ECB’ye göre projenin amacı “euro bölgesinin Avrupa dışı sağlayıcılara bağımlılığını azaltmak, parçalanmış ödeme manzarasını birleştirmek ve yenilik ile rekabeti desteklemek.”
İlgili:
Cointelegraph ile konuşan stabilcoin ihraççıları programın etkinliği konusunda o kadar emin değil. İngiltere merkezli stabilcoin ihraççısı Agant’ın kurucusu Andrew MacKenzie, şimdiye kadar sunulan CBDC önerilerinin “sınırlı işlevsellik gösterdiğini ve başarılı benimseme için dağıtım ve kullanılabilirlik özelliklerinin yeterince anlaşılmadığını” söyledi.
Merkez bankası tarafından çıkarılan dijital paranın, büyük küresel stabilcoinlerin sunduğu “erişilebilirlik, işlevsellik ve küresel transfer kabiliyetini” sağlayabileceğinden veya “gerçek dünya kullanım senaryoları ve pazarların ihtiyaçlarını karşılayabileceğinden” şüphe duyduğunu belirtti. MacKenzie, stabilcoinlerin “bürokrasi, risk yönetimi, siyasi tartışmalar ve tedarik skandallarına” takılıp kalıp kalmayacağını da sorguladı.
Kristjánsson’a göre dijital euronun 2029’da piyasaya sürülmesi “stabilcoin benimsemesindeki mevcut dinamikleri etkili şekilde ele almak için çok geç olabilir.”
Belirsizlikler devam ediyor. Dijital euronun bir blokzinciri üzerinde mi yoksa başka bir özel sistemde mi çalışacağı net değil. Önerilen tutar sınırlamaları “ölçeklenebilirlik ve merkeziyetsiz erişim gibi özel stabilcoinlerin sunduğu birçok temel faydayı ortadan kaldırabilir.”
Dahası, Kristjánsson dijital euronun stabilcoinlere “rakip bir ürün” olduğunu ve bu durumun merkez bankacıların dolar hakkındaki endişelerini etkili şekilde ele alabilecek gelişmekte olan Avrupa stabilcoin ekosisteminden dikkatleri dağıttığını düşünüyor. “ECB bu konuda yardımcı olmuyor.”

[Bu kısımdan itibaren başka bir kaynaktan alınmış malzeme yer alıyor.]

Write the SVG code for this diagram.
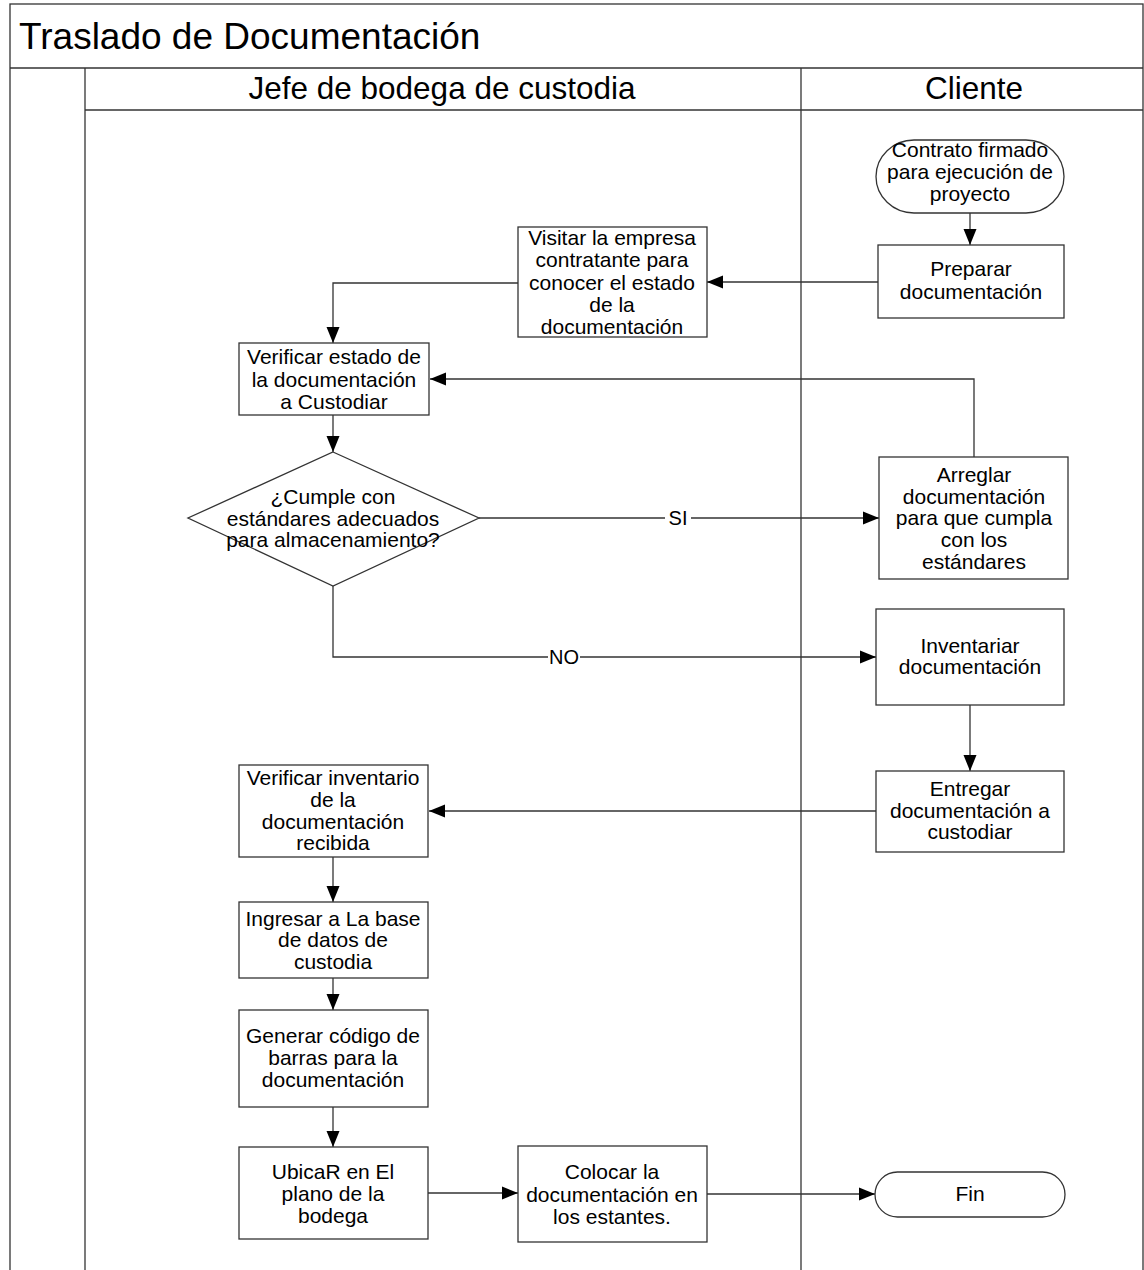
<svg xmlns="http://www.w3.org/2000/svg" width="1144" height="1270" viewBox="0 0 1144 1270">
<defs>
<marker id="arr" markerWidth="16" markerHeight="14" refX="16" refY="7" orient="auto" markerUnits="userSpaceOnUse">
<path d="M0,0.5 L16,7 L0,13.5 Z" fill="#000"/>
</marker>
<style>
.frame{fill:none;stroke:#333;stroke-width:1.3}
.box{fill:#fff;stroke:#333;stroke-width:1.3}
.t{font-family:"Liberation Sans",Arial,sans-serif;font-size:21px;fill:#000;text-anchor:middle}
.title{font-family:"Liberation Sans",Arial,sans-serif;font-size:37px;fill:#000}
.lane{font-family:"Liberation Sans",Arial,sans-serif;font-size:31.5px;fill:#000;text-anchor:middle}
.lbl{font-family:"Liberation Sans",Arial,sans-serif;font-size:20px;fill:#000;text-anchor:middle}
.c{fill:none;stroke:#333;stroke-width:1.3}
</style>
</defs>
<rect width="1144" height="1270" fill="#fff"/>
<g id="pool">
<rect class="frame" x="10" y="4" width="1133" height="1280"/>
<line class="frame" x1="10" y1="68" x2="1143" y2="68"/>
<line class="frame" x1="85" y1="68" x2="85" y2="1270"/>
<line class="frame" x1="85" y1="110" x2="1143" y2="110"/>
<line class="frame" x1="801" y1="68" x2="801" y2="1270"/>
<text class="title" x="19" y="49">Traslado de Documentación</text>
<text class="lane" x="442" y="99">Jefe de bodega de custodia</text>
<text class="lane" x="974" y="99">Cliente</text>
</g>
<g id="connectors">
<line class="c" x1="970" y1="213" x2="970" y2="245" marker-end="url(#arr)"/>
<line class="c" x1="878" y1="282" x2="707" y2="282" marker-end="url(#arr)"/>
<polyline class="c" points="518,283 333,283 333,343" marker-end="url(#arr)"/>
<line class="c" x1="333" y1="415" x2="333" y2="452" marker-end="url(#arr)"/>
<polyline class="c" points="974,457 974,379 430,379" marker-end="url(#arr)"/>
<line class="c" x1="479" y1="518" x2="879" y2="518" marker-end="url(#arr)"/>
<polyline class="c" points="333,586 333,657 876,657" marker-end="url(#arr)"/>
<line class="c" x1="970" y1="705" x2="970" y2="771" marker-end="url(#arr)"/>
<line class="c" x1="876" y1="811" x2="429" y2="811" marker-end="url(#arr)"/>
<line class="c" x1="333" y1="857" x2="333" y2="902" marker-end="url(#arr)"/>
<line class="c" x1="333" y1="978" x2="333" y2="1010" marker-end="url(#arr)"/>
<line class="c" x1="333" y1="1107" x2="333" y2="1147" marker-end="url(#arr)"/>
<line class="c" x1="428" y1="1193" x2="518" y2="1193" marker-end="url(#arr)"/>
<line class="c" x1="707" y1="1194" x2="875" y2="1194" marker-end="url(#arr)"/>
<rect x="665" y="507" width="26" height="22" fill="#fff"/>
<text class="lbl" x="678" y="525">SI</text>
<rect x="548" y="646" width="32" height="22" fill="#fff"/>
<text class="lbl" x="564" y="664">NO</text>
</g>
<g id="n-start">
<rect class="box" x="876" y="140" width="188" height="73" rx="38" ry="36.5"/>
<text class="t" x="970" y="157">Contrato firmado</text>
<text class="t" x="970" y="179">para ejecución de</text>
<text class="t" x="970" y="201">proyecto</text>
</g>
<g id="n-preparar">
<rect class="box" x="878" y="245" width="186" height="73"/>
<text class="t" x="971" y="276">Preparar</text>
<text class="t" x="971" y="299">documentación</text>
</g>
<g id="n-visitar">
<rect class="box" x="518" y="227" width="189" height="110"/>
<text class="t" x="612" y="245">Visitar la empresa</text>
<text class="t" x="612" y="267">contratante para</text>
<text class="t" x="612" y="290">conocer el estado</text>
<text class="t" x="612" y="312">de la</text>
<text class="t" x="612" y="334">documentación</text>
</g>
<g id="n-verificar-estado">
<rect class="box" x="239" y="343" width="190" height="72"/>
<text class="t" x="334" y="364">Verificar estado de</text>
<text class="t" x="334" y="387">la documentación</text>
<text class="t" x="334" y="409">a Custodiar</text>
</g>
<g id="n-decision">
<polygon class="box" points="333,452 479,518 333,586 188,518"/>
<text class="t" x="333" y="504">¿Cumple con</text>
<text class="t" x="333" y="526">estándares adecuados</text>
<text class="t" x="333" y="547">para almacenamiento?</text>
</g>
<g id="n-arreglar">
<rect class="box" x="879" y="457" width="189" height="122"/>
<text class="t" x="974" y="482">Arreglar</text>
<text class="t" x="974" y="504">documentación</text>
<text class="t" x="974" y="525">para que cumpla</text>
<text class="t" x="974" y="547">con los</text>
<text class="t" x="974" y="569">estándares</text>
</g>
<g id="n-inventariar">
<rect class="box" x="876" y="609" width="188" height="96"/>
<text class="t" x="970" y="653">Inventariar</text>
<text class="t" x="970" y="674">documentación</text>
</g>
<g id="n-entregar">
<rect class="box" x="876" y="771" width="188" height="81"/>
<text class="t" x="970" y="796">Entregar</text>
<text class="t" x="970" y="818">documentación a</text>
<text class="t" x="970" y="839">custodiar</text>
</g>
<g id="n-verificar-inventario">
<rect class="box" x="239" y="765" width="189" height="92"/>
<text class="t" x="333" y="785">Verificar inventario</text>
<text class="t" x="333" y="807">de la</text>
<text class="t" x="333" y="829">documentación</text>
<text class="t" x="333" y="850">recibida</text>
</g>
<g id="n-ingresar">
<rect class="box" x="239" y="902" width="189" height="76"/>
<text class="t" x="333" y="926">Ingresar a La base</text>
<text class="t" x="333" y="947">de datos de</text>
<text class="t" x="333" y="969">custodia</text>
</g>
<g id="n-generar">
<rect class="box" x="239" y="1010" width="189" height="97"/>
<text class="t" x="333" y="1043">Generar código de</text>
<text class="t" x="333" y="1065">barras para la</text>
<text class="t" x="333" y="1087">documentación</text>
</g>
<g id="n-ubicar">
<rect class="box" x="239" y="1147" width="189" height="92"/>
<text class="t" x="333" y="1179">UbicaR en El</text>
<text class="t" x="333" y="1201">plano de la</text>
<text class="t" x="333" y="1223">bodega</text>
</g>
<g id="n-colocar">
<rect class="box" x="518" y="1146" width="189" height="96"/>
<text class="t" x="612" y="1179">Colocar la</text>
<text class="t" x="612" y="1202">documentación en</text>
<text class="t" x="612" y="1224">los estantes.</text>
</g>
<g id="n-fin">
<rect class="box" x="875" y="1172" width="190" height="45" rx="22.5" ry="22.5"/>
<text class="t" x="970" y="1201">Fin</text>
</g>
</svg>
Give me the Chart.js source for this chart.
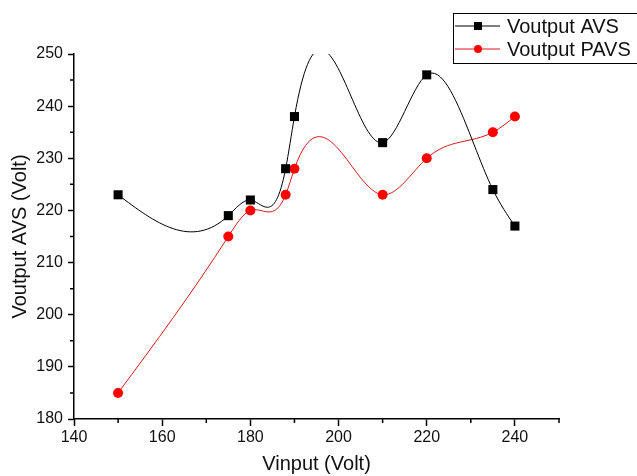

Tüm bunlar, merkez bankaları ile stabilcoin ihraççılarının birlikte çalışamayacağı anlamına gelmiyor. MacKenzie, stabilcoinlerin “fiat bankacılık sistemiyle çok bağlı olduğunu”, ihraççıların ticari banka mevduatları dahil geleneksel destek varlıklarına sahip olduğunu belirtti. Ayrıca stabilcoin ihraççılarına likidite sağlanması gerektiğini söyledi.
“Merkez bankalarının bugün olduğu gibi ödemeler ve finansal piyasa altyapısında önemli bir rol oynamaya devam edeceğini görüyoruz. Stabilcoinler için bu yeni şekillerde olabilir.”
Özel bir stabilcoin ya da ECB tarafından yakından denetlenen dijital euro formunda olsun, Avrupa’nın para politikasının egemenliği dijital paranın gelişimine bağlı.